If the dense smog that has Delhi in its grip for a week now does not clear by Diwali (November 13), pollution levels may reach an alarming high.
While the ‘desirable’ level of particulate matters is 100 microgram per cubic metre, it hovered last week, between 500 and 900, according to Anumita Roy Choudhury of the Centre for Science and Environment.
Here’s how it all adds up: vehicles and industries emit pollutants, the smog traps these and they remain suspended in air and the pollutants cause respiratory problems. On Diwali night, pollution levels go up because of bursting of crackers.
“In Delhi, every night is a Diwali night. Going by the current situation, the actual Diwali night can be the worst ever,” said Choudhury. A senior Delhi government official, who did not want to be named, also admitted that if the smog didn’t lift soon, it would be a cause for concern.
According to Sandeep Mishra, member secretary of Delhi pollution control committee (DPCC), some of the reasons behind the smog are plummeting temperatures, enhanced humidity levels because of the cyclonic storm Nilam and fire in fields of Uttar Pradesh and Punjab.

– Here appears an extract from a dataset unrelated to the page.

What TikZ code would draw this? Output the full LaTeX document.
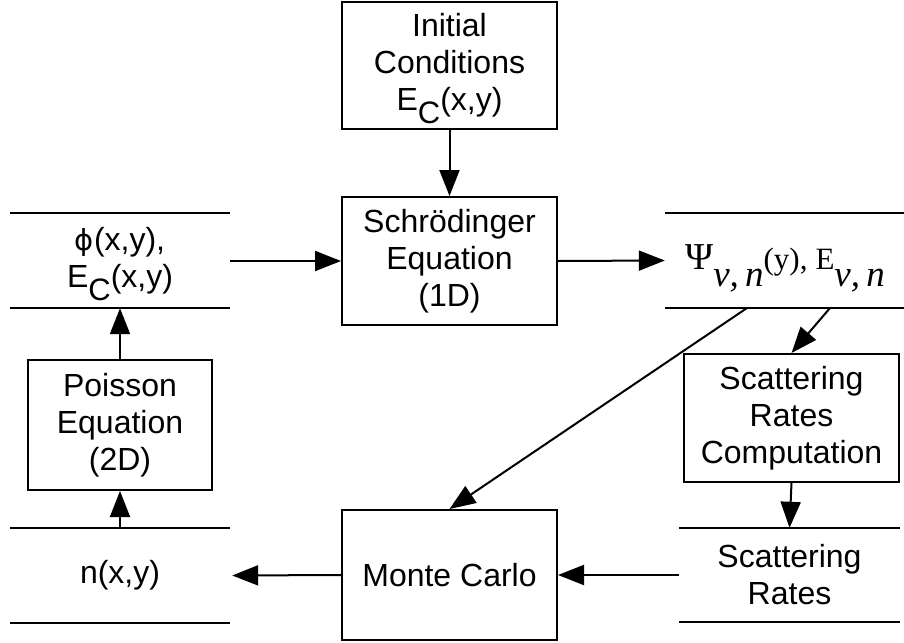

Mishra insists such a scenario is not unusual. “We have studied figures of pollution emission of the past three years. Between the third week of October and first week of November such situations are normal.”
“We’re hoping wind velocity, which is pretty low now, will peak, the sky will clear, sunlight will heat the earth and wind will start moving upwards. Even rains could clear up the sky,” Mishra said.

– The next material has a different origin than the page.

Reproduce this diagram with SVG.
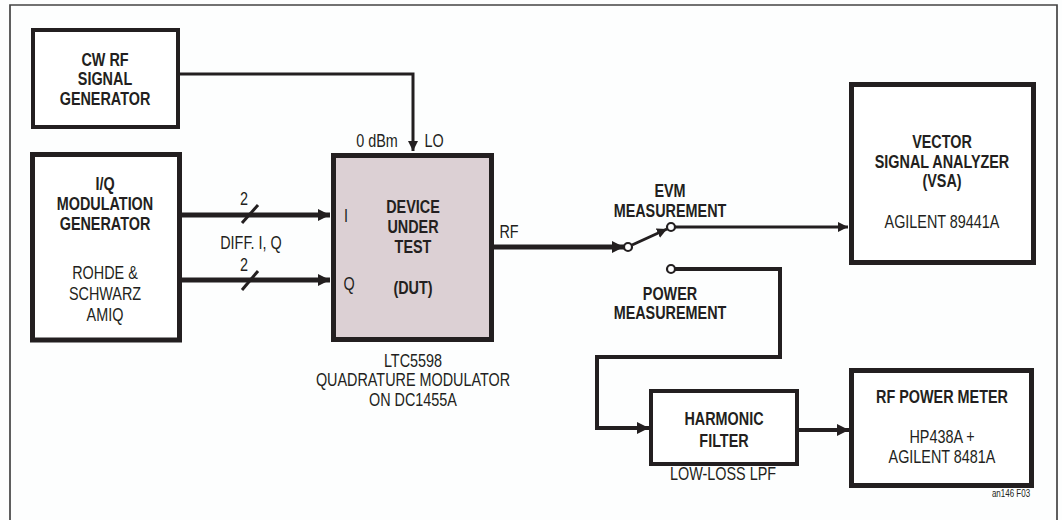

The meteorological department predictions, however, spell respite. “There are chances of the smog clearing up after two days when we expect increase in wind velocity,” said a Met department official.
But Choudhury claims that smog plays “only a small part in high pollution levels”. “Pollution levels in Delhi have been going up massively since 2006. We have lost the post-CNG advantage. All pollution-control measures have failed,” she added.